Data section:
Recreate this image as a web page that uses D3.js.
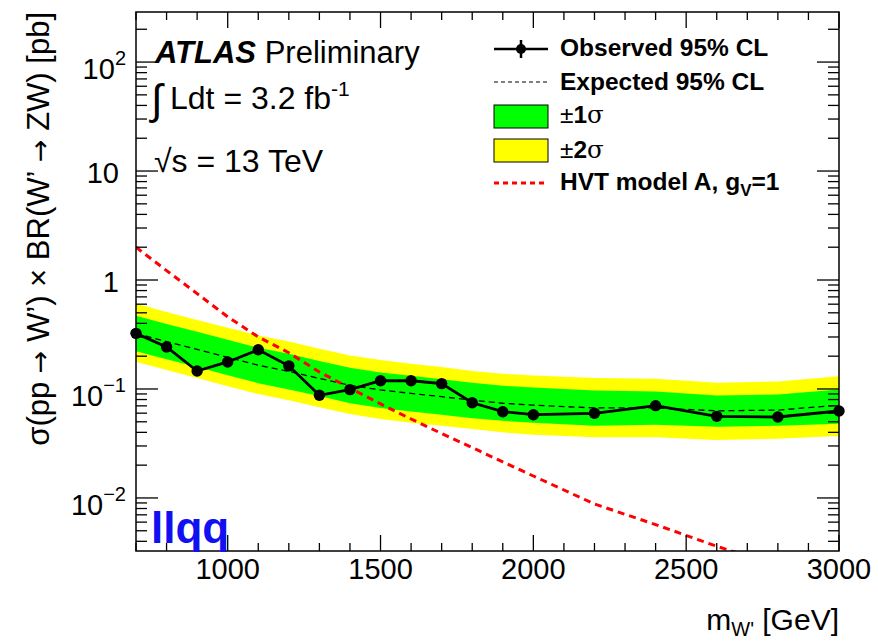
<!DOCTYPE html>
<html>
  <head>
    <title>W' to ZW limit, llqq</title>
    <script src="https://d3js.org/d3.v7.min.js"></script>
    <style>
      body { margin: 0; background: white; }
      text { font-family: "Liberation Sans", Arial, sans-serif; fill: black; }
    </style>
  </head>
  <body>
    <div id="chart"></div>
    <script>
      // W' mass points [GeV]
      const masses = [700, 800, 900, 1000, 1100, 1200, 1300, 1400, 1500, 1600, 1700, 1800, 1900, 2000, 2200, 2400, 2600, 2800, 3000];
      // observed 95% CL limit [pb]
      const observed = [0.324, 0.243, 0.146, 0.177, 0.229, 0.163, 0.0875, 0.0986, 0.119, 0.119, 0.112, 0.0748, 0.0619, 0.0581, 0.0598, 0.0703, 0.0561, 0.0553, 0.0628];
      // expected 95% CL limit [pb]
      const expected = [0.324, 0.272, 0.231, 0.195, 0.165, 0.145, 0.125, 0.108, 0.098, 0.091, 0.085, 0.079, 0.074, 0.071, 0.067, 0.067, 0.063, 0.064, 0.071];
      // +-1 sigma band
      const sig1Up = [0.47, 0.394, 0.335, 0.283, 0.239, 0.21, 0.181, 0.157, 0.142, 0.132, 0.123, 0.114, 0.107, 0.103, 0.097, 0.095, 0.087, 0.089, 0.099];
      const sig1Dn = [0.222, 0.187, 0.159, 0.134, 0.113, 0.099, 0.086, 0.074, 0.067, 0.062, 0.058, 0.054, 0.051, 0.049, 0.046, 0.047, 0.045, 0.046, 0.048];
      // +-2 sigma band
      const sig2Up = [0.61, 0.51, 0.43, 0.365, 0.31, 0.272, 0.234, 0.203, 0.184, 0.17, 0.159, 0.146, 0.138, 0.133, 0.126, 0.124, 0.114, 0.117, 0.131];
      const sig2Dn = [0.178, 0.149, 0.126, 0.106, 0.09, 0.079, 0.068, 0.059, 0.053, 0.049, 0.046, 0.043, 0.04, 0.038, 0.036, 0.036, 0.034, 0.035, 0.037];
      // HVT model A, gV=1 theory prediction [pb]
      const hvt = [2.0, 1.22, 0.75, 0.46, 0.30, 0.215, 0.143, 0.102, 0.073, 0.053, 0.039, 0.029, 0.0214, 0.0159, 0.0088, 0.0057, 0.0036, 0.0024, 0.0016];

      const xTicks = [1000, 1500, 2000, 2500, 3000];
      const yTicks = [0.01, 0.1, 1, 10, 100];
      const yTickLabels = [["10", "\u22122"], ["10", "\u22121"], ["1", ""], ["10", ""], ["10", "2"]];

      const W = 878, H = 642;
      const frame = { left: 136, right: 839, top: 12, bottom: 551 };

      const svg = d3.select("#chart").append("svg")
        .attr("width", W).attr("height", H);

      const x = d3.scaleLinear().domain([700, 3000]).range([frame.left, frame.right]);
      const y = d3.scaleLog().domain([0.00326, 288]).range([frame.bottom, frame.top]);

      const pts = masses.map((m, i) => ({
        m: m, obs: observed[i], exp: expected[i],
        u1: sig1Up[i], d1: sig1Dn[i], u2: sig2Up[i], d2: sig2Dn[i], hvt: hvt[i]
      }));

      svg.append("clipPath").attr("id", "clip")
        .append("rect")
        .attr("x", frame.left).attr("y", frame.top)
        .attr("width", frame.right - frame.left).attr("height", frame.bottom - frame.top);

      const plot = svg.append("g").attr("clip-path", "url(#clip)");

      // bands
      plot.append("path").datum(pts)
        .attr("fill", "#ffff00")
        .attr("d", d3.area().x(d => x(d.m)).y0(d => y(d.d2)).y1(d => y(d.u2)));
      plot.append("path").datum(pts)
        .attr("fill", "#00ff00")
        .attr("d", d3.area().x(d => x(d.m)).y0(d => y(d.d1)).y1(d => y(d.u1)));

      // expected
      plot.append("path").datum(pts)
        .attr("fill", "none").attr("stroke", "black").attr("stroke-width", 1.3)
        .attr("stroke-dasharray", "6,4")
        .attr("d", d3.line().x(d => x(d.m)).y(d => y(d.exp)));

      // HVT
      plot.append("path").datum(pts)
        .attr("fill", "none").attr("stroke", "#ff0000").attr("stroke-width", 3)
        .attr("stroke-dasharray", "7,5")
        .attr("d", d3.line().x(d => x(d.m)).y(d => y(d.hvt)));

      // observed
      plot.append("path").datum(pts)
        .attr("fill", "none").attr("stroke", "black").attr("stroke-width", 2.8)
        .attr("d", d3.line().x(d => x(d.m)).y(d => y(d.obs)));
      svg.selectAll(".obs").data(pts).join("circle")
        .attr("class", "obs")
        .attr("cx", d => x(d.m)).attr("cy", d => y(d.obs)).attr("r", 5.7)
        .attr("fill", "black");

      // frame
      svg.append("rect")
        .attr("x", frame.left).attr("y", frame.top)
        .attr("width", frame.right - frame.left).attr("height", frame.bottom - frame.top)
        .attr("fill", "none").attr("stroke", "black").attr("stroke-width", 1.5);

      const axes = svg.append("g").attr("stroke", "black").attr("stroke-width", 1.3);

      // x ticks, bottom and top
      d3.range(700, 3001, 100).forEach(m => {
        const len = m % 500 === 0 ? 16 : 8;
        axes.append("line").attr("x1", x(m)).attr("x2", x(m))
          .attr("y1", frame.bottom).attr("y2", frame.bottom - len);
        axes.append("line").attr("x1", x(m)).attr("x2", x(m))
          .attr("y1", frame.top).attr("y2", frame.top + len);
      });
      svg.selectAll(".xlab").data(xTicks).join("text")
        .attr("class", "xlab")
        .attr("x", d => x(d)).attr("y", 579)
        .attr("text-anchor", "middle").attr("font-size", 29)
        .text(d => d);

      // y ticks, left and right (log minor ticks)
      const yMin = y.domain()[0], yMax = y.domain()[1];
      [0.001, 0.01, 0.1, 1, 10, 100].forEach(dec => {
        for (let k = 1; k <= 9; k++) {
          const v = dec * k;
          if (v < yMin || v > yMax) continue;
          const len = k === 1 ? 22 : 11;
          axes.append("line").attr("x1", frame.left).attr("x2", frame.left + len)
            .attr("y1", y(v)).attr("y2", y(v));
          axes.append("line").attr("x1", frame.right).attr("x2", frame.right - len)
            .attr("y1", y(v)).attr("y2", y(v));
        }
      });
      yTicks.forEach((v, i) => {
        const [base, ex] = yTickLabels[i];
        const t = svg.append("text")
          .attr("text-anchor", "end").attr("font-size", 29)
          .attr("x", ex ? 126 : 119)
          .attr("y", y(v) + (ex ? 17 : 12));
        t.append("tspan").text(base);
        if (ex) t.append("tspan").attr("font-size", 20).attr("dy", -14).text(ex);
      });

      // axis titles
      const xt = svg.append("text").attr("x", frame.right).attr("y", 630)
        .attr("text-anchor", "end").attr("font-size", 30);
      xt.append("tspan").text("m");
      xt.append("tspan").attr("font-size", 20).attr("dy", 6).text("W'");
      xt.append("tspan").attr("dy", -6).text(" [GeV]");

      const yt = svg.append("text")
        .attr("transform", `translate(49,${frame.top}) rotate(-90)`)
        .attr("text-anchor", "end").attr("font-size", 31);
      const arrow = () => yt.append("tspan").attr("font-family", "DejaVu Sans").attr("font-size", 27).text(" \u2192 ");
      yt.append("tspan").text("\u03c3(pp");
      arrow();
      yt.append("tspan").text("W\u2019) \u00d7 BR(W\u2019");
      arrow();
      yt.append("tspan").text("ZW) [pb]");

      // ATLAS labels
      const atl = svg.append("text").attr("x", 155).attr("y", 63).attr("font-size", 31);
      atl.append("tspan").attr("font-weight", "bold").attr("font-style", "italic").text("ATLAS");
      atl.append("tspan").text(" Preliminary");

      svg.append("text").attr("x", 151).attr("y", 114).attr("font-size", 42)
        .attr("font-family", "DejaVu Sans").text("\u222b");
      const lumi = svg.append("text").attr("x", 170).attr("y", 109).attr("font-size", 32);
      lumi.append("tspan").text("Ldt = 3.2 fb");
      lumi.append("tspan").attr("font-size", 21).attr("dy", -13).text("-1");

      svg.append("text").attr("x", 154).attr("y", 172).attr("font-size", 32)
        .text("\u221as = 13 TeV");

      svg.append("text").attr("x", 151).attr("y", 543)
        .attr("font-family", "DejaVu Sans Condensed, DejaVu Sans")
        .attr("font-weight", "bold").attr("font-size", 44)
        .style("fill", "#1010f0").text("llqq");

      // legend
      const leg = svg.append("g");
      const lx0 = 494, lx1 = 548, tx = 560;
      const rows = [56, 90, 123, 158, 190];
      // observed
      leg.append("line").attr("x1", lx0).attr("x2", lx1).attr("y1", 49).attr("y2", 49)
        .attr("stroke", "black").attr("stroke-width", 2.5);
      leg.append("line").attr("x1", 521).attr("x2", 521).attr("y1", 40).attr("y2", 58)
        .attr("stroke", "black").attr("stroke-width", 2.5);
      leg.append("circle").attr("cx", 521).attr("cy", 49).attr("r", 5).attr("fill", "black");
      // expected
      leg.append("line").attr("x1", lx0).attr("x2", lx1).attr("y1", 82).attr("y2", 82)
        .attr("stroke", "black").attr("stroke-width", 1.2).attr("stroke-dasharray", "4,3");
      // bands
      leg.append("rect").attr("x", lx0).attr("y", 105).attr("width", lx1 - lx0).attr("height", 23)
        .attr("fill", "#00ff00").attr("stroke", "black").attr("stroke-width", 1);
      leg.append("rect").attr("x", lx0).attr("y", 139).attr("width", lx1 - lx0).attr("height", 23)
        .attr("fill", "#ffff00").attr("stroke", "black").attr("stroke-width", 1);
      // HVT
      leg.append("line").attr("x1", lx0).attr("x2", lx1).attr("y1", 183).attr("y2", 183)
        .attr("stroke", "#ff0000").attr("stroke-width", 3).attr("stroke-dasharray", "5,4");

      const legText = (yy) => leg.append("text").attr("x", tx).attr("y", yy)
        .attr("font-size", 24.5).attr("font-weight", "bold");
      legText(rows[0]).text("Observed 95% CL");
      legText(rows[1]).text("Expected 95% CL");
      const s1 = legText(rows[2]);
      s1.append("tspan").attr("font-weight", "normal").text("\u00b1");
      s1.append("tspan").text("1");
      s1.append("tspan").attr("font-weight", "normal").attr("font-family", "DejaVu Serif").text("\u03c3");
      const s2 = legText(rows[3]);
      s2.append("tspan").attr("font-weight", "normal").text("\u00b1");
      s2.append("tspan").text("2");
      s2.append("tspan").attr("font-weight", "normal").attr("font-family", "DejaVu Serif").text("\u03c3");
      const hv = legText(rows[4]);
      hv.append("tspan").text("HVT model A, g");
      hv.append("tspan").attr("font-size", 17).attr("dy", 6).text("V");
      hv.append("tspan").attr("dy", -6).text("=1");
    </script>
  </body>
</html>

What to work on:
Up to and including the line with "0.0036, 0.0024, 0.0016];", copy the data above from its first line. Skip pictures.

Task solution:
Recreate this image as a web page that uses D3.js.
<!DOCTYPE html>
<html>
  <head>
    <title>W' to ZW limit, llqq</title>
    <script src="https://d3js.org/d3.v7.min.js"></script>
    <style>
      body { margin: 0; background: white; }
      text { font-family: "Liberation Sans", Arial, sans-serif; fill: black; }
    </style>
  </head>
  <body>
    <div id="chart"></div>
    <script>
      // W' mass points [GeV]
      const masses = [700, 800, 900, 1000, 1100, 1200, 1300, 1400, 1500, 1600, 1700, 1800, 1900, 2000, 2200, 2400, 2600, 2800, 3000];
      // observed 95% CL limit [pb]
      const observed = [0.324, 0.243, 0.146, 0.177, 0.229, 0.163, 0.0875, 0.0986, 0.119, 0.119, 0.112, 0.0748, 0.0619, 0.0581, 0.0598, 0.0703, 0.0561, 0.0553, 0.0628];
      // expected 95% CL limit [pb]
      const expected = [0.324, 0.272, 0.231, 0.195, 0.165, 0.145, 0.125, 0.108, 0.098, 0.091, 0.085, 0.079, 0.074, 0.071, 0.067, 0.067, 0.063, 0.064, 0.071];
      // +-1 sigma band
      const sig1Up = [0.47, 0.394, 0.335, 0.283, 0.239, 0.21, 0.181, 0.157, 0.142, 0.132, 0.123, 0.114, 0.107, 0.103, 0.097, 0.095, 0.087, 0.089, 0.099];
      const sig1Dn = [0.222, 0.187, 0.159, 0.134, 0.113, 0.099, 0.086, 0.074, 0.067, 0.062, 0.058, 0.054, 0.051, 0.049, 0.046, 0.047, 0.045, 0.046, 0.048];
      // +-2 sigma band
      const sig2Up = [0.61, 0.51, 0.43, 0.365, 0.31, 0.272, 0.234, 0.203, 0.184, 0.17, 0.159, 0.146, 0.138, 0.133, 0.126, 0.124, 0.114, 0.117, 0.131];
      const sig2Dn = [0.178, 0.149, 0.126, 0.106, 0.09, 0.079, 0.068, 0.059, 0.053, 0.049, 0.046, 0.043, 0.04, 0.038, 0.036, 0.036, 0.034, 0.035, 0.037];
      // HVT model A, gV=1 theory prediction [pb]
      const hvt = [2.0, 1.22, 0.75, 0.46, 0.30, 0.215, 0.143, 0.102, 0.073, 0.053, 0.039, 0.029, 0.0214, 0.0159, 0.0088, 0.0057, 0.0036, 0.0024, 0.0016];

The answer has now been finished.